◆ **Directions**: Starting at the line that contains "Convert this chart to React, TypeScript", reproduce each line exactly up to and including the line that contains "Chart.register(...registerables);". Reproduce nothing else.

◆ **Supplied records**:
──────────

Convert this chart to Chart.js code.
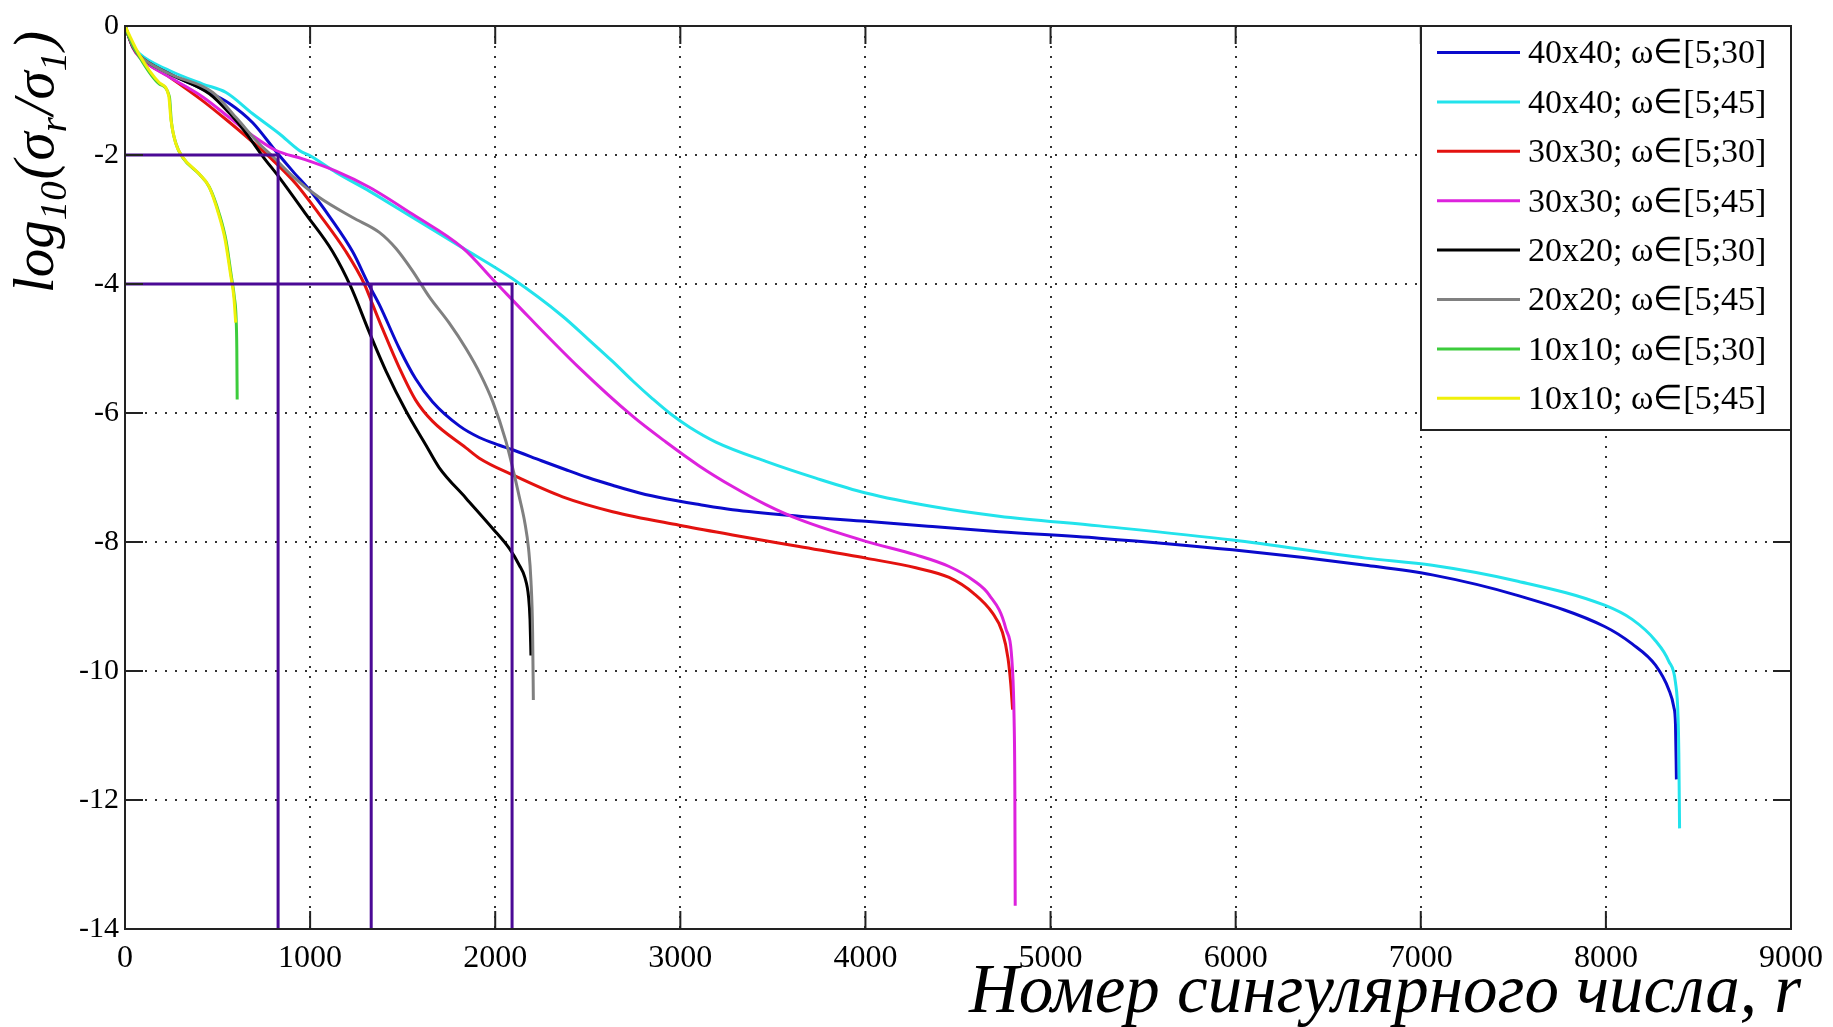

──────────

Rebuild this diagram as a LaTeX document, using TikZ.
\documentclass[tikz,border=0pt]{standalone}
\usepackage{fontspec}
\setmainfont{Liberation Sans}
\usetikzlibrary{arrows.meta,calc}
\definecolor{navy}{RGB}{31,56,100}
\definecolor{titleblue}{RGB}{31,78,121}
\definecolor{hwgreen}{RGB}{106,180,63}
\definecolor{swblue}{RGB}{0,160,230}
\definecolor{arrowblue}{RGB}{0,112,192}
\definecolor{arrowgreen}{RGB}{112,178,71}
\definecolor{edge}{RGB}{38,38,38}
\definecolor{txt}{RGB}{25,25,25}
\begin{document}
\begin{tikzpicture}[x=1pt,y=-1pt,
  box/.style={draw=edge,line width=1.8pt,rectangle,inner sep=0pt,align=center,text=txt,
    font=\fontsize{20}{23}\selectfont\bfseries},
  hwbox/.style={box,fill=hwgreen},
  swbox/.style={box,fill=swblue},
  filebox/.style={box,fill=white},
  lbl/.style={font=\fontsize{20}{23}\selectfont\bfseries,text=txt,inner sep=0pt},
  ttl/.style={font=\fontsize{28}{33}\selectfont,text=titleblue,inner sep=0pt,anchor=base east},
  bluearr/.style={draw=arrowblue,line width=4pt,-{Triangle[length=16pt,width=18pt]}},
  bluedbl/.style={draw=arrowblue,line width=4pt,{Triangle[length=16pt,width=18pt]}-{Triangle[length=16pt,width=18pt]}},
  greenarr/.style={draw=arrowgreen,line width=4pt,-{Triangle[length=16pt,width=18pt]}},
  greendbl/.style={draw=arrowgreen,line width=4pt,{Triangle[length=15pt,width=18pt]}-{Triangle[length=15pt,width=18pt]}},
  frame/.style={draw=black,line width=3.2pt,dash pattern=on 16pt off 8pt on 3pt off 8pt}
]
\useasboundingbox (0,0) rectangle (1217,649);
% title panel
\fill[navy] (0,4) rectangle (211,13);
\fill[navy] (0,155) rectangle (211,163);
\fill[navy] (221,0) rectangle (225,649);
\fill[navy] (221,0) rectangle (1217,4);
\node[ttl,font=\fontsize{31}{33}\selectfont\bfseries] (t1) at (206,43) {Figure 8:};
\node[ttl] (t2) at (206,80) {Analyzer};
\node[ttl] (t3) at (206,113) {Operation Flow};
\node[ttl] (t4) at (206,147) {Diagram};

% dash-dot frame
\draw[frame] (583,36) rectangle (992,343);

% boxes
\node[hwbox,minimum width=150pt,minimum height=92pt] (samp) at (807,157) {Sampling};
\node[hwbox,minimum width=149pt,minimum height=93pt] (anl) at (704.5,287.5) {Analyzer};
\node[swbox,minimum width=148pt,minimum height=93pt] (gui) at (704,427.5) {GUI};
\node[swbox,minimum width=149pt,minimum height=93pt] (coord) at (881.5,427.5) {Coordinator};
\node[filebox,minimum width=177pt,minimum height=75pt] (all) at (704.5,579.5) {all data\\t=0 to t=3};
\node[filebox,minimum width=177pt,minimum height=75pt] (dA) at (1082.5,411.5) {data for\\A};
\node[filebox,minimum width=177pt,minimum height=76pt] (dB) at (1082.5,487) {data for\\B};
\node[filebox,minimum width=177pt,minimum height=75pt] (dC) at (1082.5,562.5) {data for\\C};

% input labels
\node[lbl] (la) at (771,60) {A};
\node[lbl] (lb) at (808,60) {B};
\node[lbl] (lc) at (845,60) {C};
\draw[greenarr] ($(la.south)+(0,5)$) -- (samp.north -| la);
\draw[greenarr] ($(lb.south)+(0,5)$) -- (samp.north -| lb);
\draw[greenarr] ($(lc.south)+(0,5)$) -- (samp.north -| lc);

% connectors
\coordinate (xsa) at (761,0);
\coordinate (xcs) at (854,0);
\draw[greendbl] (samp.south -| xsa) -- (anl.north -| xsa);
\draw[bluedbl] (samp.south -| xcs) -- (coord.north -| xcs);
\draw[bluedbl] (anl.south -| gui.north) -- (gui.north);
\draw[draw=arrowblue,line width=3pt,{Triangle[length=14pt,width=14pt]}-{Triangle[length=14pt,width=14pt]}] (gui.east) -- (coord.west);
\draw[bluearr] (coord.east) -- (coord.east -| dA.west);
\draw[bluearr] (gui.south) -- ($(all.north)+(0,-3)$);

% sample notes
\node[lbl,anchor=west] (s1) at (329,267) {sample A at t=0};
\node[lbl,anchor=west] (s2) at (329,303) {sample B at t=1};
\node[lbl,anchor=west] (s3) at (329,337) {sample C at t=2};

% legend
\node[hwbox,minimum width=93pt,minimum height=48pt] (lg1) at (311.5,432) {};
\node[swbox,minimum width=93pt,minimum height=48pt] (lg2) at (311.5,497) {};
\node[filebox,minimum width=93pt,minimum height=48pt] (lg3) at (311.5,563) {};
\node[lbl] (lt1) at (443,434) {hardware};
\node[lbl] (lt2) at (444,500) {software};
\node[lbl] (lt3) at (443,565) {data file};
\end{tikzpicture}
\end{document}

──────────

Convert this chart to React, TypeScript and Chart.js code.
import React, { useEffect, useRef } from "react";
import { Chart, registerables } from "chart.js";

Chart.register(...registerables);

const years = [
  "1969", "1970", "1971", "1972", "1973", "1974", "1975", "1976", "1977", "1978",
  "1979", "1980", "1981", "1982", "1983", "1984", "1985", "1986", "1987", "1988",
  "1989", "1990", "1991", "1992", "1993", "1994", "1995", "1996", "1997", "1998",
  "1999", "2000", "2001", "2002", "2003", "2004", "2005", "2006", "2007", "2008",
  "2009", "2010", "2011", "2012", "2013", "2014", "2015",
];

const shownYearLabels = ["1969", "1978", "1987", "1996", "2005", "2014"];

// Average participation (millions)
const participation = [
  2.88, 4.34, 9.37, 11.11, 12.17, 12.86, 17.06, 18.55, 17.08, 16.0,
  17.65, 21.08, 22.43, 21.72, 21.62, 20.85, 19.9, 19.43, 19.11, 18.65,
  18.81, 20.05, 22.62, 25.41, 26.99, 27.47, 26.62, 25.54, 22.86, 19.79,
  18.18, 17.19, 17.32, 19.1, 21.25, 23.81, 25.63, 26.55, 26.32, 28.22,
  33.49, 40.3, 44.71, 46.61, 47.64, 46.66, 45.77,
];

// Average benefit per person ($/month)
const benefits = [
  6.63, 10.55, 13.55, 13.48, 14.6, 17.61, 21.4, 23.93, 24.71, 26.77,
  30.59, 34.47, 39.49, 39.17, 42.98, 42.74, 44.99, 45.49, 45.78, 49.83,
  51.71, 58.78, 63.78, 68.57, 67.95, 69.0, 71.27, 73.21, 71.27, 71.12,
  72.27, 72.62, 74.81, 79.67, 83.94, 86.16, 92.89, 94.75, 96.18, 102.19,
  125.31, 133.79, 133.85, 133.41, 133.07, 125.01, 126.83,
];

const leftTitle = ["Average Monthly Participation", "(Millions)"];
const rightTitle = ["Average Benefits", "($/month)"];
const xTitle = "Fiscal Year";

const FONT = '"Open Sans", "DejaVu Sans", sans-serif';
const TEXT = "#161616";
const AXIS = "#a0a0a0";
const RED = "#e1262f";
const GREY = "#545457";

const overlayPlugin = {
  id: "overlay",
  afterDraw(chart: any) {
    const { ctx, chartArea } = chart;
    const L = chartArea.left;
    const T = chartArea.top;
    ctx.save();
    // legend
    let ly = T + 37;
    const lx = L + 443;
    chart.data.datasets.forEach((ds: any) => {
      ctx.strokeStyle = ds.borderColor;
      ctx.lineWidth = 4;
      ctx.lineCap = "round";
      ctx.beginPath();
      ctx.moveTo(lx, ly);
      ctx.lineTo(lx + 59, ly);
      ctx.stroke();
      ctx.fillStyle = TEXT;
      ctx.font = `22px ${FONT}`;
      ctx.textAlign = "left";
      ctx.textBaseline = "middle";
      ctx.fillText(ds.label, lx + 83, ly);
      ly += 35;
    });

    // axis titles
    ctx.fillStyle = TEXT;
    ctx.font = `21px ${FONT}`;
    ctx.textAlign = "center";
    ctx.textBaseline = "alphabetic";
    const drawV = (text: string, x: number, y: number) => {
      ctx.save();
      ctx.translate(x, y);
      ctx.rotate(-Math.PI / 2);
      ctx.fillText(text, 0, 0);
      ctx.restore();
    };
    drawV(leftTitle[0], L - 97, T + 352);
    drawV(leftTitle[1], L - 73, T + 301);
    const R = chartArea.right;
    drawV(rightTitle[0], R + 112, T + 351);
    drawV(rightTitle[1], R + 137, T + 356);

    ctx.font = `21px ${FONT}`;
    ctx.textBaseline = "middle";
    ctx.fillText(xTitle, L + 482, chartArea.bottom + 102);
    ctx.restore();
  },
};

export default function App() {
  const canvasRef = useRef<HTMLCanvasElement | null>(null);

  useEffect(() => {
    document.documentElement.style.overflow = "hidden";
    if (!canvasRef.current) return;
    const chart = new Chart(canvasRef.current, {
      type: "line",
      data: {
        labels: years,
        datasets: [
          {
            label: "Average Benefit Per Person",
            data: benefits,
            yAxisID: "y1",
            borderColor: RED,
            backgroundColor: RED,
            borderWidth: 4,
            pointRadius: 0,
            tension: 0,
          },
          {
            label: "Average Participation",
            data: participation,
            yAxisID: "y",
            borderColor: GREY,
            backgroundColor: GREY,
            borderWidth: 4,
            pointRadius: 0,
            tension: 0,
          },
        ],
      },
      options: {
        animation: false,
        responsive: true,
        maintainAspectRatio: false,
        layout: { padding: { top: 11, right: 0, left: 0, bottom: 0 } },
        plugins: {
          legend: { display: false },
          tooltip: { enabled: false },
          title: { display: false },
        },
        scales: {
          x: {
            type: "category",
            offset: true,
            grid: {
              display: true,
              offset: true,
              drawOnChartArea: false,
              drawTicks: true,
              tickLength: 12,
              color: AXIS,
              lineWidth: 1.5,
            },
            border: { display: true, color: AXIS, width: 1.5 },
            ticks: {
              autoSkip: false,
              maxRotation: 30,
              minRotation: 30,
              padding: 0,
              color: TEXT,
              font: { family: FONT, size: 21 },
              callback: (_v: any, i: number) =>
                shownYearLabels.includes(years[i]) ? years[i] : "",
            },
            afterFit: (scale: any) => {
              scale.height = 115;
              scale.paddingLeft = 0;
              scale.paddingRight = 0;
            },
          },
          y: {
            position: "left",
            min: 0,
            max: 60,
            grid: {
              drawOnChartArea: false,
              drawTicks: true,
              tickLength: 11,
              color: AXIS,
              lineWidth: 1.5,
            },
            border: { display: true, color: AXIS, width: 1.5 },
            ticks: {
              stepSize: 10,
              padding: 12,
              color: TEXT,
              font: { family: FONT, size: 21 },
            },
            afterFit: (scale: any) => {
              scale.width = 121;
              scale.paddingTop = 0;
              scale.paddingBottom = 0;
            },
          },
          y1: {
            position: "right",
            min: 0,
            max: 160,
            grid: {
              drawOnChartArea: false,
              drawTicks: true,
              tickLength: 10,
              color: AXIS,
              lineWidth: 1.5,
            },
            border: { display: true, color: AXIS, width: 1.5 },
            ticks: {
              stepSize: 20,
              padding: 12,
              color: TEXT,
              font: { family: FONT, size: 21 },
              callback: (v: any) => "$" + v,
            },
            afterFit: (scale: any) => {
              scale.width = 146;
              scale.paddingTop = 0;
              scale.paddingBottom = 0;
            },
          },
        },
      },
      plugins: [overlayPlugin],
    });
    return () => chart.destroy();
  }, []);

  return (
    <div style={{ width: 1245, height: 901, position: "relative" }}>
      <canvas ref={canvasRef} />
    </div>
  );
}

──────────

◆ **Output for this task**:
Convert this chart to React, TypeScript and Chart.js code.
import React, { useEffect, useRef } from "react";
import { Chart, registerables } from "chart.js";

Chart.register(...registerables);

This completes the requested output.